Really excellently done, nutty. (I'm still reading it.)
One of my personal connections to SPN is that I grew up moving around alot with a father who (apparently) couldn't keep a job for more than a couple of years. I think that we are on the lower limits of the middleclass - the educated poor. We are/were also the poor relations on both sides of our families. (I'm recalling Dean's attitude about his mother's uncle in CDPWDT - I wonder what sort of interaction he and Sam had with their extended families while they were growing up.)
Thanks, SA. Glad to know that worked. And, like, all that stuff is subtle -- matters of taste, e.g., are always subtle -- but it's got to be there or the milieu isn't plausible. On the screen, the show can occasionally get away with a rough gloss and no details, but in fic, details are all you've got to create a sense of realism.
(Should you want to do that.)
The downside of writing up that series is that now every media product I consume, I always notice the teeth of the characters on the screen. Everybody in Hot Fuzz ? Bad teeth! I mean, they're in Britain, so that's normal.
Isn't there a generational difference in British teeth too?
Everybody in Hot Fuzz ? Bad teeth! I mean, they're in Britain, so that's normal.
That's becoming considerably less true with, say, my generation. Dentists are still far fewer than they are in the states, but most kids growing up around the same time as I did had just as much access to (free!) dentists, and therefore teeth quality has improved enormously in the last twenty years. It may yet happen in the lower class that dentition is neglected, but there's considerable school oversight and dental practices are part of the NHS, so anyone who has access to the NHS will have access to dentists.
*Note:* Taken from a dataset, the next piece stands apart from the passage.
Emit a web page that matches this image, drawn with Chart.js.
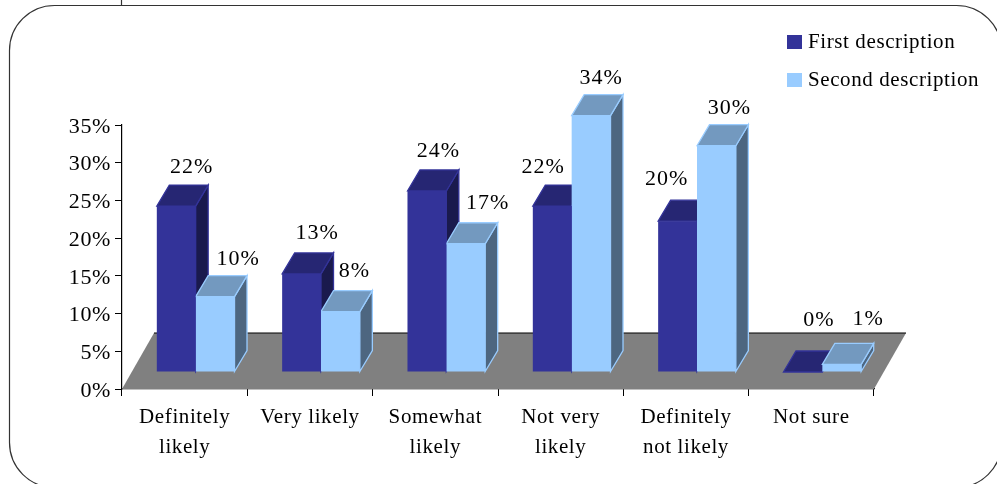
<!DOCTYPE html>
<html>
<head>
<meta charset="utf-8">
<style>html,body{margin:0;padding:0;background:#fff;overflow:hidden}canvas{display:block}</style>
<script src="https://cdn.jsdelivr.net/npm/chart.js@4"></script>
</head>
<body>
<canvas id="c" width="997" height="484"></canvas>
<script>
const categories = [["Definitely","likely"],"Very likely",["Somewhat","likely"],["Not very","likely"],["Definitely","not likely"],"Not sure"];
const firstDescription = [22,13,24,22,20,0];
const secondDescription = [10,8,17,34,30,1];
const seriesNames = ["First description","Second description"];
const yTicksMax = 35;
const yTickStep = 5;

const FONT = '"Liberation Serif","Times New Roman",serif';
const FS = 21;
const FS_NUM = 22;
const PLANE = {x:11, y:-17};     // bars stand mid-way on the floor
const DEPTH = {x:12.5, y:-21};   // depth of each bar
const FLOOR = {x:32, y:-56};     // depth of the floor
const faces = [
  {front:'#333399', top:'#262673', side:'#1a1a4d', edge:'#333399'},
  {front:'#99CCFF', top:'#7399BF', side:'#4D6680', edge:'#99CCFF'}
];
// label nudges [dx, dy] relative to the bar's front centre, per series
const nudges = [
  [[15.5,0],[15.5,-2],[11.5,-1],[-9,0],[-11,-3],[16,-13]],
  [[23,1],[14,-2],[22,-2],[10,1],[13,1.5],[26.5,-6]]
];

function poly(ctx, pts, fill, stroke){
  ctx.beginPath();
  pts.forEach((p,i)=> i?ctx.lineTo(p[0],p[1]):ctx.moveTo(p[0],p[1]));
  ctx.closePath();
  ctx.fillStyle = fill; ctx.fill();
  if(stroke){ctx.strokeStyle = stroke; ctx.lineWidth = 1.3; ctx.stroke();}
}

const scene = {
  id:'scene',
  beforeDraw(chart){
    const ctx = chart.ctx;
    ctx.letterSpacing = '0.6px';
    chart.scales.y.getLabelItems().forEach(it=>{ if(!it._shifted){it.textOffset += 2; it._shifted = true;} });
    // frame
    ctx.save();
    ctx.strokeStyle = '#333'; ctx.lineWidth = 1.2;
    ctx.beginPath();
    ctx.roundRect(9.5,5.5,992,482,45);
    ctx.moveTo(121.5,0); ctx.lineTo(121.5,5);
    ctx.stroke();
    ctx.restore();
  },
  beforeDatasetsDraw(chart){
    const ctx = chart.ctx, a = chart.chartArea;
    ctx.save();
    poly(ctx,[[a.left,a.bottom],[a.right,a.bottom],[a.right+FLOOR.x,a.bottom+FLOOR.y],[a.left+FLOOR.x,a.bottom+FLOOR.y]],'#808080');
    ctx.strokeStyle = '#000'; ctx.lineWidth = 1.2;
    ctx.beginPath();
    ctx.moveTo(a.left+FLOOR.x,a.bottom+FLOOR.y); ctx.lineTo(a.right+FLOOR.x,a.bottom+FLOOR.y);
    ctx.stroke();
    // side and top faces of every bar, back series first
    ctx.translate(PLANE.x,PLANE.y);
    chart.data.datasets.forEach((ds,i)=>{
      const f = faces[i];
      chart.getDatasetMeta(i).data.forEach(b=>{
        const l=b.x-b.width/2, r=b.x+b.width/2, t=b.y, bt=b.base, dx=DEPTH.x, dy=DEPTH.y;
        poly(ctx,[[r,t],[r+dx,t+dy],[r+dx,bt+dy],[r,bt]],f.side,f.edge);
        poly(ctx,[[l,t],[l+dx,t+dy],[r+dx,t+dy],[r,t]],f.top,f.edge);
      });
    });
    ctx.restore();
  },
  beforeDatasetDraw(chart){
    chart.ctx.save();
    chart.ctx.translate(PLANE.x,PLANE.y);
  },
  afterDatasetDraw(chart){
    chart.ctx.restore();
  },
  afterDatasetsDraw(chart){
    const ctx = chart.ctx;
    ctx.save();
    ctx.font = FS_NUM+'px '+FONT;
    ctx.letterSpacing = '1px';
    ctx.fillStyle = '#000';
    ctx.textAlign = 'center';
    ctx.textBaseline = 'alphabetic';
    chart.data.datasets.forEach((ds,i)=>{
      chart.getDatasetMeta(i).data.forEach((b,j)=>{
        const n = nudges[i][j];
        ctx.fillText(ds.data[j]+'%', b.x+PLANE.x+n[0], b.y+PLANE.y-33+n[1]);
      });
    });
    // legend
    ctx.font = FS+'px '+FONT;
    ctx.letterSpacing = '0.6px';
    ctx.textAlign = 'left';
    chart.data.datasets.forEach((ds,i)=>{
      const y = 35+38*i;
      ctx.fillStyle = ds.backgroundColor;
      ctx.fillRect(787,y,15,14);
      ctx.fillStyle = '#000';
      ctx.fillText(ds.label,808,y+13);
    });
    ctx.restore();
  }
};

new Chart(document.getElementById('c'),{
  type:'bar',
  plugins:[scene],
  data:{
    labels:categories,
    datasets:[
      {label:seriesNames[0],data:firstDescription,backgroundColor:faces[0].front,clip:false,
       categoryPercentage:0.62,barPercentage:1,borderWidth:0},
      {label:seriesNames[1],data:secondDescription,backgroundColor:faces[1].front,clip:false,
       categoryPercentage:0.62,barPercentage:1,borderWidth:0}
    ]
  },
  options:{
    responsive:false,
    animation:false,
    layout:{padding:{left:0,right:123,top:125,bottom:0}},
    plugins:{legend:{display:false},tooltip:{enabled:false},title:{display:false}},
    scales:{
      x:{
        afterFit(s){s.height=95;},
        grid:{drawOnChartArea:false,drawTicks:true,tickLength:7,tickColor:'#000',tickWidth:1},
        border:{display:true,color:'#000',width:1.2},
        ticks:{color:'#000',autoSkip:false,maxRotation:0,minRotation:0,padding:7,
               font:{family:FONT,size:FS,lineHeight:1.4}}
      },
      y:{
        min:0,max:yTicksMax,
        afterFit(s){s.width=122;},
        grid:{drawOnChartArea:false,drawTicks:true,tickLength:7,tickColor:'#000',tickWidth:1},
        border:{display:true,color:'#000',width:1.2},
        ticks:{color:'#000',stepSize:yTickStep,padding:4,callback:v=>v+'%',
               font:{family:FONT,size:FS_NUM}}
      }
    }
  }
});
</script>
</body>
</html>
Maybe with a waiting list, but definitely access.
And, like, all that stuff is subtle -- matters of taste, e.g., are always subtle -- but it's got to be there or the milieu isn't plausible. On the screen, the show can occasionally get away with a rough gloss and no details, but in fic, details are all you've got to create a sense of realism.
Ah, but when it's done right, it's done so right!
That's becoming considerably less true with, say, my generation.
Oh, I'm sure dentist-access is better. But, like, in Britain, it's not weird for an actor to have crooked and slightly gray incisors. I don't think orthodonture is nearly as common on your side of the pond, and I'm downright pleased that it's not compulsory to be considered worthy of being filmed.
(Especially considering I had orthodonture, and still don't have completely straight teeth. Wisdom teeth, how I hate you.)
Nodding like a bobblehead at SA's post. My experience is similar, coming from Depression-era parents who felt victorious at having clawed their way into blue-collar class, and had no truck with their cuckoo's egg child's airs and graces, wanting college and travel and experiences outside church and home.
Having that laid out, all in one place all logical-like, was really helpful in identifying and sharpening focus on the things that separate the two brothers from each other, and both of them from the society they protect, and which Sam at least professed to want.
I always notice the teeth of the characters on the screen.
You've ruined me. When I watched Lost this week, all I could think about was Mr. Kwon's nearly perfectly straight, white teeth when he's supposed to be a poor Korean fisherman. The teeth mesmerized me.